═══ Data section ═══

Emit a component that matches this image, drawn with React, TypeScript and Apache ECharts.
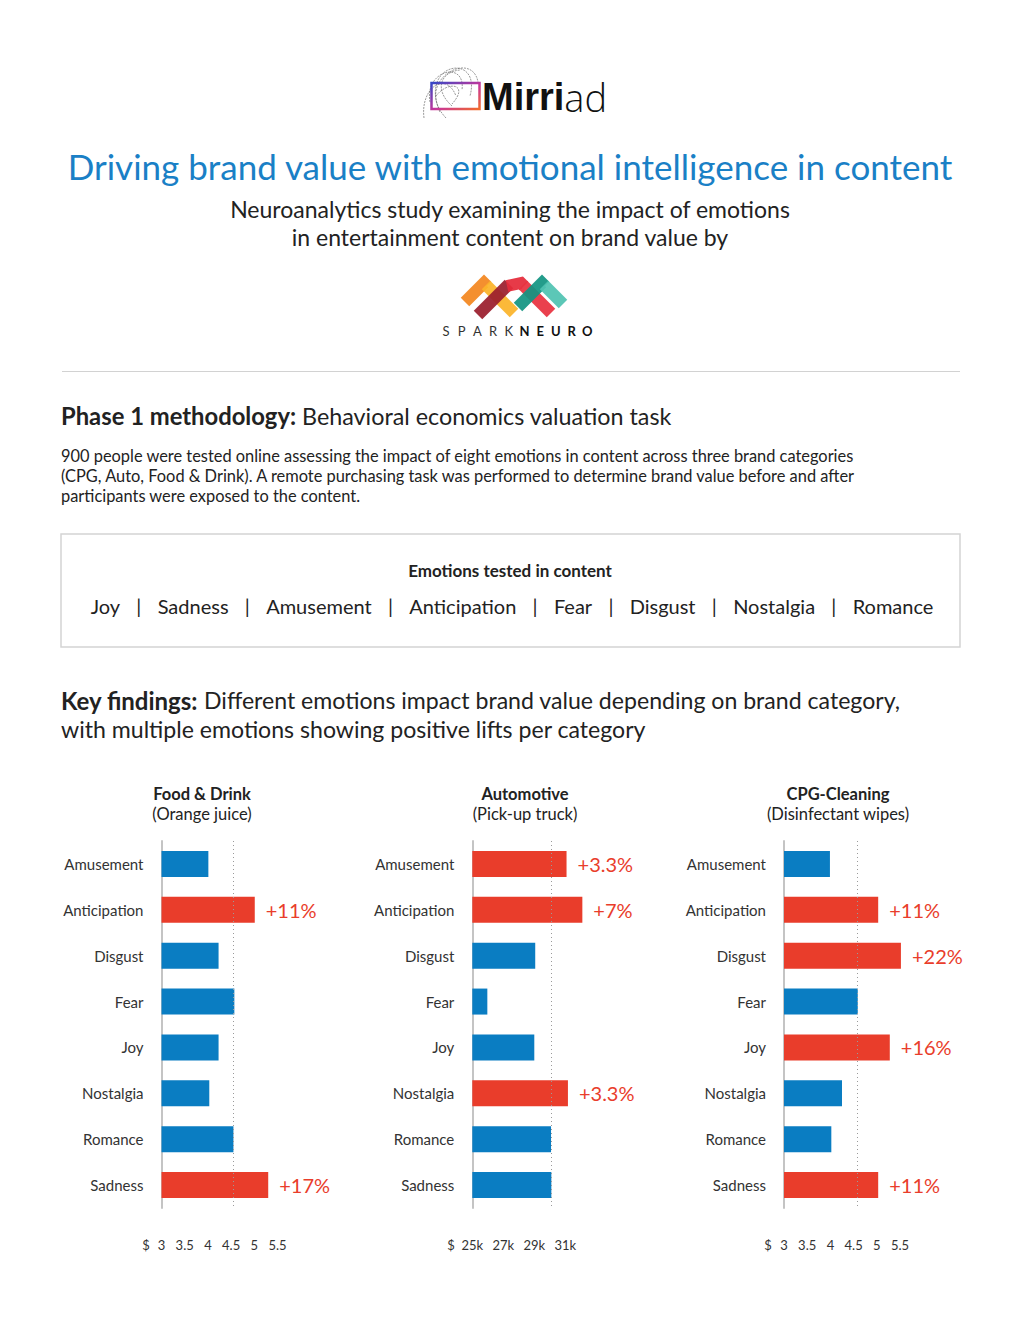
import React, { useEffect, useRef } from 'react';
import * as echarts from 'echarts';

// ---------- data ----------
const categories = ['Amusement', 'Anticipation', 'Disgust', 'Fear', 'Joy', 'Nostalgia', 'Romance', 'Sadness'];

const foodValues = [4.01, 5.01, 4.23, 4.57, 4.23, 4.03, 4.55, 5.3];
const foodLifts = ['', '+11%', '', '', '', '', '', '+17%'];
const foodBaseline = 4.55;

const autoValues = [31.08, 32.1, 29.06, 25.97, 29.0, 31.17, 30.08, 30.1]; // $k
const autoLifts = ['+3.3%', '+7%', '', '', '', '+3.3%', '', ''];
const autoBaseline = 30.08;

const cpgValues = [3.99, 5.03, 5.52, 4.59, 5.28, 4.25, 4.02, 5.03];
const cpgLifts = ['', '+11%', '+22%', '', '+16%', '', '', '+11%'];
const cpgBaseline = 4.58;

const dollarTicks = [3, 3.5, 4, 4.5, 5, 5.5];
const autoTicks = [25, 27, 29, 31];

const emotionsTested = ['Joy', 'Sadness', 'Amusement', 'Anticipation', 'Fear', 'Disgust', 'Nostalgia', 'Romance'];
const sparkLetters = ['S', 'P', 'A', 'R', 'K', 'N', 'E', 'U', 'R', 'O'];

// ---------- styles ----------
const FONT = 'Lato, "Open Sans", sans-serif';
const BLUE = '#0a7dc2';
const RED = '#e93d2b';
const TXT = '#222222';

const panels = [
  {
    title: 'Food & Drink', sub: '(Orange juice)', values: foodValues, lifts: foodLifts, baseline: foodBaseline,
    min: 3, max: 6, ticks: dollarTicks, suffix: '', left: 161.5, width: 139.2, cx: 202, dollarX: 146,
  },
  {
    title: 'Automotive', sub: '(Pick-up truck)', values: autoValues, lifts: autoLifts, baseline: autoBaseline,
    min: 25, max: 33, ticks: autoTicks, suffix: 'k', left: 472.3, width: 124, cx: 525, dollarX: 451,
  },
  {
    title: 'CPG-Cleaning', sub: '(Disinfectant wipes)', values: cpgValues, lifts: cpgLifts, baseline: cpgBaseline,
    min: 3, max: 6, ticks: dollarTicks, suffix: '', left: 784, width: 139.2, cx: 838, dollarX: 768,
  },
];

const GRID_TOP = 841;
const GRID_H = 367;

function txt(x: number, y: number, text: string, size: number, extra: any = {}) {
  return {
    type: 'text',
    x,
    y,
    silent: true,
    style: {
      text,
      fontSize: size,
      fontFamily: FONT,
      fill: TXT,
      align: 'left',
      verticalAlign: 'middle',
      ...extra,
    },
  };
}

function buildOption() {
  const grids: any[] = [];
  const xAxes: any[] = [];
  const yAxes: any[] = [];
  const series: any[] = [];
  const graphics: any[] = [];

  panels.forEach((p, i) => {
    grids.push({ left: p.left, top: GRID_TOP, width: p.width, height: GRID_H, containLabel: false });
    xAxes.push({
      gridIndex: i,
      type: 'value',
      min: p.min,
      max: p.max,
      interval: p.suffix === 'k' ? 1 : 0.5,
      axisLine: { show: false },
      axisTick: { show: false },
      splitLine: { show: false },
      axisLabel: {
        margin: 30,
        fontSize: 13,
        fontFamily: FONT,
        color: '#333',
        formatter: (v: number) => (p.ticks.indexOf(v) >= 0 ? `${v}${p.suffix}` : ''),
      },
    });
    yAxes.push({
      gridIndex: i,
      type: 'category',
      inverse: true,
      data: categories,
      axisLine: { show: true, lineStyle: { color: '#c4c4c4', width: 2 } },
      axisTick: { show: false },
      axisLabel: { margin: 18, fontSize: 15, fontFamily: FONT, color: '#333' },
    });
    series.push({
      type: 'bar',
      xAxisIndex: i,
      yAxisIndex: i,
      clip: true,
      barWidth: 26,
      data: p.values.map((v, k) => ({
        value: v,
        itemStyle: { color: p.lifts[k] ? RED : BLUE },
      })),
      label: {
        show: true,
        position: 'right',
        distance: 11,
        fontSize: 20,
        fontFamily: FONT,
        color: RED,
        formatter: (params: any) => p.lifts[params.dataIndex] || '',
      },
      markLine: {
        silent: true,
        symbol: ['none', 'none'],
        label: { show: false },
        lineStyle: { color: '#9a9a9a', type: [1, 3], width: 1 },
        data: [{ xAxis: p.baseline }],
      },
    });
    graphics.push(txt(p.cx, 794, p.title, 16.5, { align: 'center', fontWeight: 'bold' }));
    graphics.push(txt(p.cx, 814, p.sub, 16.5, { align: 'center' }));
    graphics.push(txt(p.dollarX, 1245, '$', 13, { align: 'center', fill: '#333' }));
  });

  // ---- Mirriad logo ----
  const swirls = [
    [440, 112, 418, 62, 482, 52, 470, 96],
    [430, 102, 424, 70, 466, 60, 462, 90],
    [446, 118, 412, 82, 472, 48, 478, 82],
    [424, 118, 420, 88, 446, 70, 456, 96],
    [452, 106, 434, 90, 440, 72, 460, 70],
    [436, 96, 448, 80, 470, 84, 452, 104],
  ];
  swirls.forEach((s) => {
    graphics.push({
      type: 'bezierCurve',
      silent: true,
      shape: { x1: s[0], y1: s[1], cpx1: s[2], cpy1: s[3], cpx2: s[4], cpy2: s[5], x2: s[6], y2: s[7] },
      style: { stroke: '#555', lineWidth: 0.6, fill: null, lineDash: [2, 1] },
    });
  });
  graphics.push({
    type: 'rect',
    silent: true,
    shape: { x: 431.5, y: 83, width: 48, height: 26 },
    style: {
      fill: null,
      lineWidth: 2.5,
      stroke: new echarts.graphic.LinearGradient(0, 0, 1, 1, [
        { offset: 0, color: '#3547c6' },
        { offset: 0.55, color: '#c8369a' },
        { offset: 1, color: '#f26a2a' },
      ]),
    },
  });
  graphics.push({
    type: 'text',
    x: 482,
    y: 97,
    silent: true,
    style: {
      text: '{b|Mirri}{l|ad}',
      verticalAlign: 'middle',
      align: 'left',
      rich: {
        b: { fontSize: 38, fontWeight: 'bold', fontFamily: '"Liberation Sans", Arial, sans-serif', fill: '#111' },
        l: { fontSize: 38, fontWeight: 300, fontFamily: '"Open Sans", sans-serif', fill: '#111' },
      },
    },
  });

  // ---- Title ----
  graphics.push(txt(510, 166, 'Driving brand value with emotional intelligence in content', 35, { align: 'center', fill: '#1a80c6' }));
  graphics.push(txt(510, 209, 'Neuroanalytics study examining the impact of emotions', 23, { align: 'center' }));
  graphics.push(txt(510, 237, 'in entertainment content on brand value by', 23, { align: 'center' }));

  // ---- SparkNeuro logo ----
  const sparkBands = [
    { pts: [[465, 302], [484, 283], [487, 286]], color: '#f3861f' },
    { pts: [[486, 285], [514, 313]], color: '#fbb42a' },
    { pts: [[478, 315], [509, 284]], color: '#9b1e2d' },
    { pts: [[507, 286], [521, 272 + 11], [524, 286]], color: '#e52b3a' },
    { pts: [[523, 285], [551, 313]], color: '#e8323f' },
    { pts: [[518, 307], [542, 283], [545, 286]], color: '#129482' },
    { pts: [[544, 285], [563, 304]], color: '#50c3b1' },
  ];
  sparkBands.forEach((c) => {
    graphics.push({
      type: 'polyline',
      silent: true,
      shape: { points: c.pts },
      style: { stroke: c.color, lineWidth: 12, fill: null, lineJoin: 'miter', lineCap: 'butt', opacity: 0.93 },
    });
  });
  sparkLetters.forEach((ch, k) => {
    graphics.push(
      txt(446 + k * 15.7, 331, ch, 13, {
        align: 'center',
        fontWeight: k >= 5 ? 'bold' : 'normal',
        fill: k >= 5 ? '#111' : '#333',
      }),
    );
  });

  // ---- separator ----
  graphics.push({
    type: 'line',
    silent: true,
    shape: { x1: 62, y1: 371.5, x2: 960, y2: 371.5 },
    style: { stroke: '#d2d2d2', lineWidth: 1.2 },
  });

  // ---- Phase 1 ----
  graphics.push({
    type: 'text',
    x: 61,
    y: 416,
    silent: true,
    style: {
      text: '{b|Phase 1 methodology:} Behavioral economics valuation task',
      fontSize: 23.3,
      fontFamily: FONT,
      fill: TXT,
      verticalAlign: 'middle',
      align: 'left',
      rich: { b: { fontSize: 23.8, fontWeight: 'bold', fontFamily: FONT, fill: TXT } },
    },
  });
  graphics.push(txt(61, 455, '900 people were tested online assessing the impact of eight emotions in content across three brand categories', 16.4));
  graphics.push(txt(61, 475, '(CPG, Auto, Food & Drink). A remote purchasing task was performed to determine brand value before and after', 16.4));
  graphics.push(txt(61, 495, 'participants were exposed to the content.', 16.4));

  // ---- Emotions box ----
  graphics.push({
    type: 'rect',
    silent: true,
    shape: { x: 61, y: 534, width: 899, height: 113 },
    style: { fill: null, stroke: '#d4d4d4', lineWidth: 1.5 },
  });
  graphics.push(txt(510, 570, 'Emotions tested in content', 17, { align: 'center', fontWeight: 'bold' }));
  graphics.push({
    type: 'text',
    x: 512,
    y: 606,
    silent: true,
    style: {
      text: emotionsTested.join('{s||}'),
      fontSize: 20,
      fontFamily: FONT,
      fill: TXT,
      align: 'center',
      verticalAlign: 'middle',
      rich: { s: { fontSize: 20, fontFamily: FONT, fill: TXT, padding: [0, 16.3, 0, 16.3] } },
    },
  });

  // ---- Key findings ----
  graphics.push({
    type: 'text',
    x: 61,
    y: 700,
    silent: true,
    style: {
      text: '{b|Key findings:} Different emotions impact brand value depending on brand category,',
      fontSize: 23.1,
      fontFamily: FONT,
      fill: TXT,
      verticalAlign: 'middle',
      align: 'left',
      rich: { b: { fontSize: 24, fontWeight: 'bold', fontFamily: FONT, fill: TXT } },
    },
  });
  graphics.push(txt(61, 729, 'with multiple emotions showing positive lifts per category', 23.1));

  return {
    animation: false,
    backgroundColor: '#ffffff',
    textStyle: { fontFamily: FONT },
    grid: grids,
    xAxis: xAxes,
    yAxis: yAxes,
    series,
    graphic: { elements: graphics },
  };
}

export default function App() {
  const ref = useRef<HTMLDivElement>(null);
  useEffect(() => {
    if (!ref.current) return;
    const chart = echarts.init(ref.current, null, { renderer: 'svg' });
    chart.setOption(buildOption() as any);
    return () => chart.dispose();
  }, []);
  return (
    <div
      ref={ref}
      style={{ position: 'absolute', left: 0, top: 0, width: 1020, height: 1320, background: '#fff' }}
    />
  );
}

═══

Prompt> For each line in the data above that contains the string "React", extract the line.

Written answer>
Emit a component that matches this image, drawn with React, TypeScript and Apache ECharts.
import React, { useEffect, useRef } from 'react';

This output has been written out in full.